The eight ethnic groups do not have any legislative representation in Costa Rica. In 1973, the government created CONAI, the National Commission for Indigenous Issues. The Indians seam unanimous about the miss representation of this state organization. "The staff members are not even indigenous" explains Oscar Fernandez, "they never come to our land to see reality, see what we really need. They have never done anything for us."

Many organizations have been created to help the Indians of Costa Rica, and, according to them, all they do is "step on each others' toes." Many donations sent to the poorest Indians never arrive to their destination. Timoteo, a 60 year old bribri, accuses the government of stopping them from receiving donations coming from foreign countries, the custom's duty being so high that they can not pay to access the material that has been sent for them.

The indigenous of Costa Rica do not have many contacts between themselves, which increases their isolation in the society. However, for the first time in the history of the country, three indigenous tribes, the Bribri, Cabécar and Boruca were invited to participate in the National Festival of Arts, organized last month in Limon. The organisation "Reencuentro con la Madre Tierra" (Meeting with Mother Earth) and the members of the festival, decided to extend the festival of Limon to the Educative Farm of Shiroles, a little village in the Bribri indigenous reserve of Talamanca, declared patrimony of the humanity by the UNESCO.
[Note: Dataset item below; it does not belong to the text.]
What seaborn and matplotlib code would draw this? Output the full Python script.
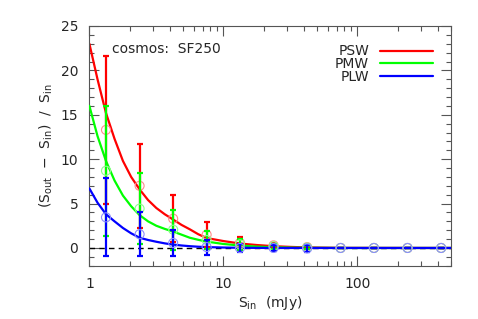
import numpy as np
import pandas as pd
import matplotlib
matplotlib.use("Agg")
import matplotlib.pyplot as plt
import seaborn as sns
from matplotlib.ticker import MultipleLocator, LogLocator, FixedLocator, FixedFormatter, NullFormatter

# data
x_pts = [1.33, 2.37, 4.22, 7.5, 13.3, 23.7, 42.2, 75, 133, 237, 422]
psw_val = [13.3, 7.0, 3.3, 1.5, 0.58, 0.3, 0.1, 0, 0, 0, 0]
psw_err = [8.3, 4.7, 2.65, 1.43, 0.64, 0.3, 0.15, 0, 0, 0, 0]
pmw_val = [8.7, 4.43, 2.06, 0.9, 0.4, 0.2, 0.05, 0, 0, 0, 0]
pmw_err = [7.3, 4.0, 2.24, 1.0, 0.6, 0.3, 0.2, 0, 0, 0, 0]
plw_val = [3.45, 1.55, 0.56, 0.1, 0.0, 0.0, -0.05, 0, 0, 0, 0]
plw_err = [4.4, 2.5, 1.5, 0.85, 0.45, 0.35, 0.4, 0, 0, 0, 0]

x_curve = [1, 1.15, 1.33, 1.54, 1.78, 2.05, 2.37, 2.74, 3.16, 3.65, 4.22, 4.87,
           5.62, 6.49, 7.5, 10, 13.3, 17.8, 23.7, 31.6, 42, 75, 500]
psw_curve = [23.0, 19.0, 15.2, 12.3, 9.8, 8.0, 6.6, 5.4, 4.5, 3.8, 3.2, 2.6,
             2.1, 1.55, 1.12, 0.78, 0.5, 0.33, 0.2, 0.12, 0.06, 0.01, 0]
pmw_curve = [16.0, 12.6, 9.8, 7.6, 5.9, 4.7, 3.7, 3.0, 2.5, 2.15, 1.85, 1.5,
             1.15, 0.92, 0.72, 0.45, 0.28, 0.15, 0.08, 0.04, 0.02, 0, 0]
plw_curve = [6.7, 5.1, 3.8, 3.0, 2.25, 1.65, 1.15, 0.9, 0.7, 0.52, 0.38, 0.28,
             0.2, 0.14, 0.1, 0.05, 0.02, 0.01, 0, 0, 0, 0, 0]

bands = ['PSW', 'PMW', 'PLW']
colors = ['#ff0000', '#00ff00', '#0000ff']
light = ['#ff8c8c', '#8cff8c', '#8c8cff']

sns.set_style("ticks")
plt.rcParams['font.family'] = ['DejaVu Sans']
plt.rcParams['font.size'] = 10

fig = plt.figure(figsize=(4.78, 3.19), dpi=100)
ax = fig.add_axes([0.187, 0.167, 0.9435 - 0.187, 0.9185 - 0.167])

ax.axhline(0, color='black', lw=1, ls=(0, (4, 3)), zorder=1)

vals = [psw_val, pmw_val, plw_val]
errs = [psw_err, pmw_err, plw_err]
curves = [psw_curve, pmw_curve, plw_curve]

for i, b in enumerate(bands):
    df = pd.DataFrame({'x': x_curve, 'y': curves[i]})
    sns.lineplot(data=df, x='x', y='y', ax=ax, color=colors[i], lw=1.6,
                 label=b, zorder=2 + i)

for i, b in enumerate(bands):
    ax.errorbar(x_pts, vals[i], yerr=errs[i], fmt='none', ecolor=colors[i],
                elinewidth=1.6, capsize=2, capthick=1.6, zorder=5 + i)
    sns.scatterplot(x=x_pts, y=vals[i], ax=ax, marker='o', s=42,
                    facecolor='none', edgecolor=light[i], linewidth=0.8,
                    zorder=5 + i)

ax.set_xscale('log')
ax.set_xlim(1, 500)
ax.set_ylim(-2, 25)
ax.yaxis.set_major_locator(MultipleLocator(5))
ax.yaxis.set_minor_locator(MultipleLocator(1))
ax.xaxis.set_major_locator(FixedLocator([1, 10, 100]))
ax.xaxis.set_major_formatter(FixedFormatter(['1', '10', '100']))
ax.xaxis.set_minor_locator(LogLocator(base=10, subs=np.arange(2, 10)))
ax.xaxis.set_minor_formatter(NullFormatter())
ax.tick_params(which='both', direction='in', top=True, right=True, color='#555555')
ax.tick_params(which='major', length=7, width=0.8, labelsize=10, pad=8)
ax.tick_params(which='minor', length=3.5, width=0.8)
for s in ax.spines.values():
    s.set_color('#555555')
    s.set_linewidth(0.8)

ax.set_xlabel('S$_{\\rm in}$  (mJy)', fontsize=10, labelpad=2)
ax.set_ylabel('(S$_{\\rm out}$  \u2212  S$_{\\rm in}$)  /  S$_{\\rm in}$', fontsize=10)
ax.text(0.062, 0.905, 'cosmos:  SF250', transform=ax.transAxes, fontsize=10,
        ha='left', va='center')

ax.legend(loc='upper right', frameon=False, markerfirst=False, handlelength=3.8,
          handletextpad=0.8, labelspacing=-0.1, fontsize=10,
          bbox_to_anchor=(0.985, 0.975))

fig.savefig('out.png', dpi=100)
"Our preoccupation has been to have a representation of the diversity of the country," explains Sandra Trejos, regional producer of the festival. "Even if Limon is only one hour away, the indigenous people were not going to come down their mountains by bus to Limon. It was important for us to go to them, on their own territories."

In the Educative Farm, the three indigenous tribes got together to exchange their art, culture and traditions. After the Bribris and Cabecars danced the Sorbon, a tradition where men and women hold each other by their shoulders and sing along with traditional flutes and drums, the Borucas did a representation of their famous dance of the Little Devils.

The extension of the National Festival to the reserve and the intercultural exchange of the three tribes represent an exceptional event for the indigenous, some of whom came to Talamanca for the first time after 12 hours of travel by bus. "The festival and the intercultural meeting show our traditions to the country." Says the Boruca's chief, "however, it was a one time event. We have to keep on organizing events like these."

At the same time as the festival, another innovation in the indigenous world was being made: the first indigenous high school with Bribris and Cabecars staff members, the Academic High School of Sepecue, was being inaugurated. There, along with the basic classes, other courses specific to the region will be provided: the Bribri and Cabecar languages, classes about ecology, handicraft and indigenous music studies… classes all given by academically well trained indigenous teachers.

For many generations of Indians from Costa Rica, it was considered as a lack of education to speak their mother language. Teachers punished them if they did and the result was the growing feeling of shame to be indigenous. "In the Sepecue High School, if a child doesn't understand because he doesn't speak good Spanish, the teacher will attend to him in Bribri" explains the sub director of the school, Oscar Fernandez. "With this inauguration of our high school, we can be used as an example of the indigenous fight, this time with practice, no more theory."

Despite the recent steps forward of the integration of the indigenous communities in the country, the Indians of Costa Rica still have a long road ahead before being recognized and respected in their land, inhabited by their ancestors long before the arrival of the Spaniards. Timoteo Jackson Tita, during a representation of the theatre group "Metamorphosis," called for a unification of the Indian tribes in their fight: "It is time for us, indigenous, to put our hands on our hearts and show the society that we speak one language, the one which says: stop hurting the indigenous people. Stop hurting our forest and our land."